• _CHALLENGE_
Go through the entries below and copy each line containing the word "with".

[START OF MATERIAL PROVIDED]

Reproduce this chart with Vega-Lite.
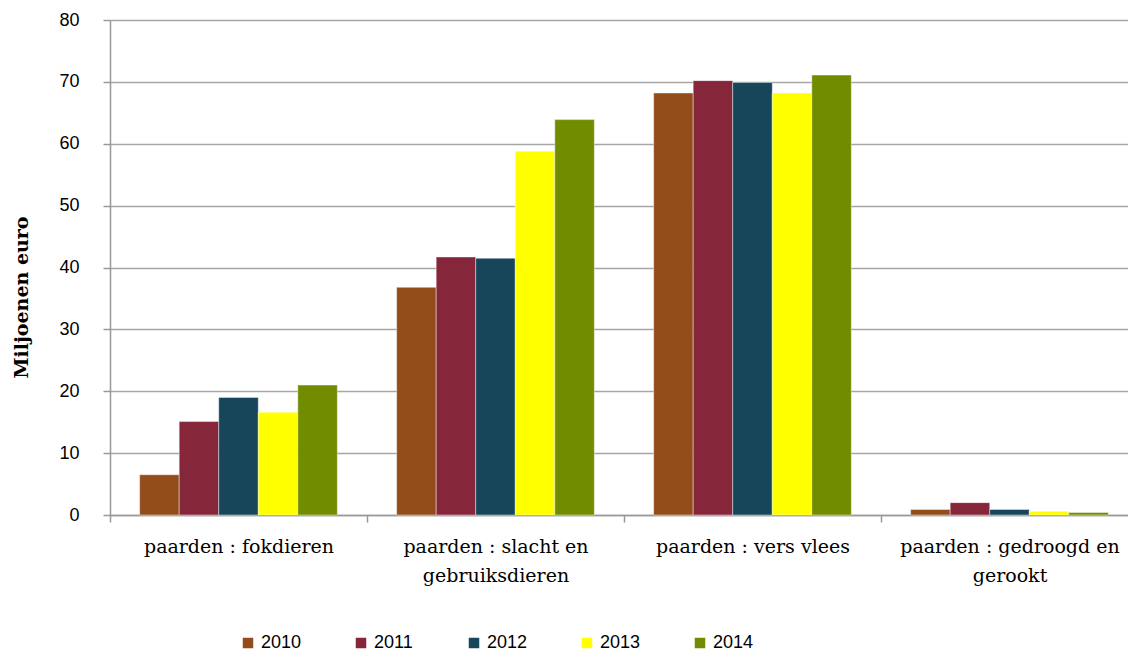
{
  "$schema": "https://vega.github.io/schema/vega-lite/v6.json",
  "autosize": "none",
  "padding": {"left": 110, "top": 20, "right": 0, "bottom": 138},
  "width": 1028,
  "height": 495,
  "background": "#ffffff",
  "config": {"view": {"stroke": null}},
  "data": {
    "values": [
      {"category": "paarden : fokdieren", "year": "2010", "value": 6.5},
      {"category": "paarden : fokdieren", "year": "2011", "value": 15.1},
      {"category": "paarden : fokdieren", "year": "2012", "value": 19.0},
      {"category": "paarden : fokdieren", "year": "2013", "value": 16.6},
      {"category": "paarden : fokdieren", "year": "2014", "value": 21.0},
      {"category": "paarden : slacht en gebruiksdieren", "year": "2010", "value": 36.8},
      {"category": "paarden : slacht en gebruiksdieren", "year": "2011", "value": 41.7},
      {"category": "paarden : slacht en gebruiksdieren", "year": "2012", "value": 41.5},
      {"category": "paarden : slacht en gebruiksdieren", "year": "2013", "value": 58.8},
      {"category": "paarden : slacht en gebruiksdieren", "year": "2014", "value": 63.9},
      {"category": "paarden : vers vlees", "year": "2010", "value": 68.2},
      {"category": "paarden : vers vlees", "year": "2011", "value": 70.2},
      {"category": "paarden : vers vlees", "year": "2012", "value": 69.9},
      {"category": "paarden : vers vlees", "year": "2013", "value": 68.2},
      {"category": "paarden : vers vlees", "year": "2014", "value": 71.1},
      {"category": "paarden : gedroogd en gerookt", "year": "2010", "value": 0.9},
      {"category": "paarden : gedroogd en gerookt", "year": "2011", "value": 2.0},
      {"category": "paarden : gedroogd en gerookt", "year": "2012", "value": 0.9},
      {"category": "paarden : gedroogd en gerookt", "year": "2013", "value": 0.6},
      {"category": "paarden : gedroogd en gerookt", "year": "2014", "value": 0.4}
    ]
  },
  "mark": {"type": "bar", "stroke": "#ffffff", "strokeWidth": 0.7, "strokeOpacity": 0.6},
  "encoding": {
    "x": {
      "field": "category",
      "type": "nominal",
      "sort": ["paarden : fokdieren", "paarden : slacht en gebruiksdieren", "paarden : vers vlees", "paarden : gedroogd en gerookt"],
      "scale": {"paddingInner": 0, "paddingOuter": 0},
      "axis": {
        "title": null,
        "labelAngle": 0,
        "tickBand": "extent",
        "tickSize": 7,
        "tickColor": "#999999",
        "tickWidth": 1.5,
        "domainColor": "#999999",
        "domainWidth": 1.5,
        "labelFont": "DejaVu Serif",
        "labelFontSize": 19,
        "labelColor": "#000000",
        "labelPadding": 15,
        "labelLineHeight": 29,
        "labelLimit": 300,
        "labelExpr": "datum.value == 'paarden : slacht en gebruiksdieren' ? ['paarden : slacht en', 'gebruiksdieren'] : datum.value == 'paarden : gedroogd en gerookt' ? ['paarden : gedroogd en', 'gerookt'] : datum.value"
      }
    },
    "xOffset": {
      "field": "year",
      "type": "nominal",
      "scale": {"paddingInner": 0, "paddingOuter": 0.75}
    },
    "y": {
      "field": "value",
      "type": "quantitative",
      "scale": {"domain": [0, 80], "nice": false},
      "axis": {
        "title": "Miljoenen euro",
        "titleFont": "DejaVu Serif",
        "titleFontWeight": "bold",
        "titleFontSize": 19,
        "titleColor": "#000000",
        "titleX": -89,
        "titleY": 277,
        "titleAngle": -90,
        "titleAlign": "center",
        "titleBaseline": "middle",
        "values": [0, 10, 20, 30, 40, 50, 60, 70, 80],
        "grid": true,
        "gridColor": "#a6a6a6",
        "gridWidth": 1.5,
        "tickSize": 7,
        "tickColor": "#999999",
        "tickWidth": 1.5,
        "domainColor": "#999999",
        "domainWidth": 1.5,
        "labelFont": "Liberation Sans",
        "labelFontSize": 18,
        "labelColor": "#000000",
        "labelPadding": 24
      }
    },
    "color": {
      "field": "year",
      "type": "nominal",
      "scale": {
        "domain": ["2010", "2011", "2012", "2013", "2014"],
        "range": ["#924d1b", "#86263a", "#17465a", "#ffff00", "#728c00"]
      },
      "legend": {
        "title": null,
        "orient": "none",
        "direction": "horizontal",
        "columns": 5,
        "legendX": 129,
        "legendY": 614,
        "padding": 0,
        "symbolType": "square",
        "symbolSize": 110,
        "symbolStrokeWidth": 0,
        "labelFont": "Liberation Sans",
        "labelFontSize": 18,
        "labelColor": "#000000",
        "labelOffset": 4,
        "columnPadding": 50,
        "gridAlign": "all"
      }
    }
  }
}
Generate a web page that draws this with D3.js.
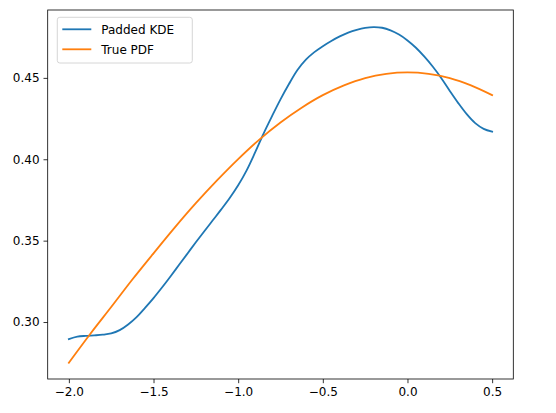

[END OF MATERIAL PROVIDED]

• _TASK ANSWER_
Reproduce this chart with Vega-Lite.
Generate a web page that draws this with D3.js.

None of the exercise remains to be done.